Nov. 6, 2006

Development in JOBZ means tax relief in rural Minnesota

By Roz Kohls
Staff Writer

Farm-Rite Equipment of Dassel is in a JOBZ initiative program, one of 300 in the state.

JOBZ is a Job Opportunity Building Zone, a rural economic development stimulus program.

The word JOBZ stands for Job Opportunity Building Zones, which is designed to stimulate economic development in greater Minnesota by providing local and state tax exemptions to new and expanding businesses.

It allows for the following:

• no property tax on new development,

• no sales tax on goods and services and

• no corporate income tax or individual income tax on investments,

• and provides for a state corporate income tax credit or rebate for higher-paying jobs, according to the Minnesota Department of Employment and Economic Development.

There are 10 zones statewide, not including the seven Twin Cities metropolitan counties. Meeker County is eligible, but Wright County is not.

Farm-Rite Equipment is central Minnesota’s largest Bobcat dealership. The company also has excavators, provides parts and rental units, compact equipment, sales and service. Farm-Rite received the JOBZ designation in 2005, according to president, Tim Cox.

It is working towards the construction of a new 20,000-square-foot facility at the site at the intersection of Highways 12 and 15 in Dassel. The first half of the building was moved Oct. 18 from Renville to Dassel. Farm-Rite has until Sept. 30, 2007 for the project to be completed. The new building is currently in four sections.

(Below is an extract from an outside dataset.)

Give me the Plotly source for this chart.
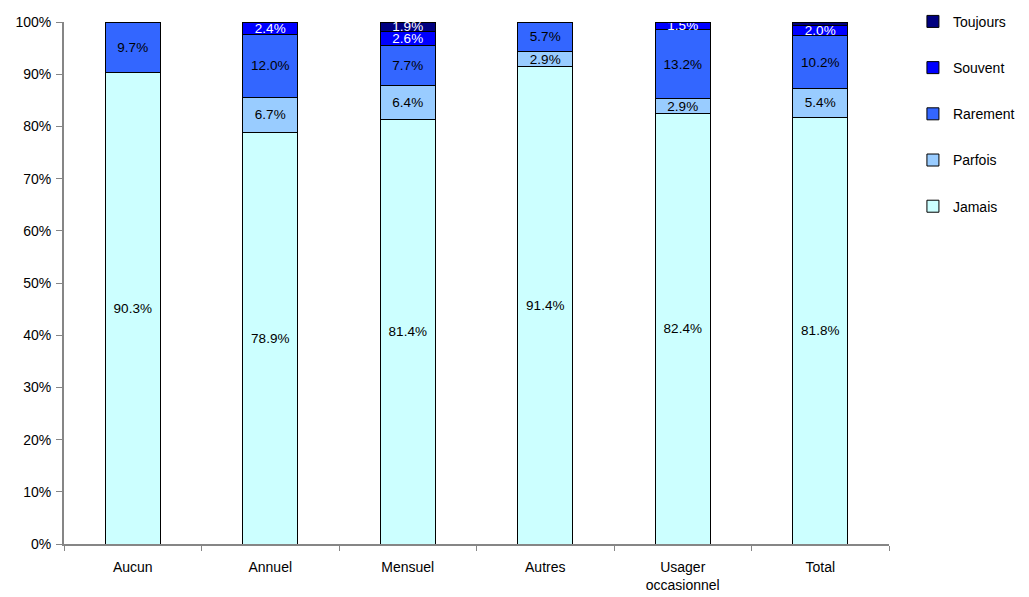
import plotly.graph_objects as go

categories = ["Aucun", "Annuel", "Mensuel", "Autres", "Usager<br>occasionnel", "Total"]

jamais = [90.3, 78.9, 81.4, 91.4, 82.4, 81.8]
parfois = [0.0, 6.7, 6.4, 2.9, 2.9, 5.4]
rarement = [9.7, 12.0, 7.7, 5.7, 13.2, 10.2]
souvent = [0.0, 2.4, 2.6, 0.0, 1.5, 2.0]
toujours = [0.0, 0.0, 1.9, 0.0, 0.0, 0.6]
toujours_labels = ["", "", "1.9%", "", "", ""]

series = [
    ("Jamais", jamais, "#CCFFFF", "#000000", None),
    ("Parfois", parfois, "#99CCFF", "#000000", None),
    ("Rarement", rarement, "#3366FF", "#000000", None),
    ("Souvent", souvent, "#0000FF", "#FFFFFF", None),
    ("Toujours", toujours, "#000080", "#FFFFFF", toujours_labels),
]

FONT = "Liberation Sans, Arial"

fig = go.Figure()
for i, (name, vals, color, tcolor, labels) in enumerate(series):
    if labels is None:
        labels = [f"{v:.1f}%" if v > 0 else "" for v in vals]
    fig.add_trace(go.Bar(
        name=name,
        x=categories,
        y=vals,
        text=labels,
        textposition="inside",
        insidetextanchor="middle",
        constraintext="none",
        textangle=0,
        textfont=dict(family=FONT, size=13.5, color=tcolor),
        marker=dict(color=color, line=dict(color="#000000", width=1)),
        width=0.4,
        legendgroup=name,
        legendrank=len(series) - i,
    ))

fig.update_layout(
    barmode="stack",
    width=1029,
    height=597,
    margin=dict(l=64, r=140, t=22, b=53, autoexpand=False),
    plot_bgcolor="white",
    paper_bgcolor="white",
    font=dict(family=FONT, size=14, color="#000000"),
    uniformtext=dict(minsize=13.5, mode="show"),
    showlegend=True,
    legend=dict(
        x=1.029, xanchor="left", xref="paper",
        y=1.031, yanchor="top",
        traceorder="grouped",
        tracegroupgap=25,
        font=dict(size=14),
        itemwidth=30,
    ),
    xaxis=dict(
        showline=True, linecolor="#868686", linewidth=2,
        ticks="outside", tickson="boundaries", ticklen=5, tickcolor="#868686",
        range=[-0.5, 5.5],
        tickfont=dict(size=14),
        ticklabelstandoff=9,
        automargin=False,
    ),
    yaxis=dict(
        range=[0, 100],
        tickvals=[0, 10, 20, 30, 40, 50, 60, 70, 80, 90, 100],
        ticktext=[f"{v}%" for v in range(0, 101, 10)],
        showline=True, linecolor="#868686", linewidth=2,
        ticks="outside", ticklen=6, tickcolor="#868686",
        showgrid=False, zeroline=False,
        tickfont=dict(size=14),
        ticklabelstandoff=2,
        automargin=False,
    ),
)

fig.write_html("out.html")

Besides targeting areas hit by economic distress, the program aims to promote development in places that are already poised for business growth and have adequate infrastructure in place. It also seeks out places where favorable conditions exist for restoring productivity to under-used and unproductive properties through development.

Qualified businesses, which do not include retail, receive several tax exemptions, but not all. The tax savings depend on the exact nature of the business expansion. Farm-Rite will be getting an exemption on sales tax on goods and services used in the zone if the goods and services were purchased during the duration of the zone. Farm-Rite also will receive a property tax exemption on commercial and industrial improvements, but not on land, according to Cox.

Other exemptions are:

• corporate franchise tax;

• income tax for operators or investors, including capital gains tax;

• wind energy production tax;

• employment tax credit for high paying jobs.

Farm-Rite also has job creation goals, according to Myles McGrath, city administrator, at the Oct. 16 city council meeting.

There is a required wage amount that must be paid to employees who work in a JOBZ program, for example. A qualifying business must pay each employee compensation including benefits not mandated by law at least equal to 110 percent of the federal poverty rate for a family of four.

Also, the rate must be adjusted annually on July 1 of each year, according to the Minnesota Department of Employment and Economic Development.

In addition, Farm-Rite is still subject to the tax on the value of land, voter approved school operating levies approved before Jan. 1, 2004, general obligation bond review, and the non-commercial/industrial portion of mixed use properties or for buildings not occupied by a qualified business.

The City of Dassel can still charge water and sanitary sewer fees. Fees are not exempted.

If Farm-Rite ceases to meet the definition of a qualified business or fails to meet its goals, the taxes will have to be repaid.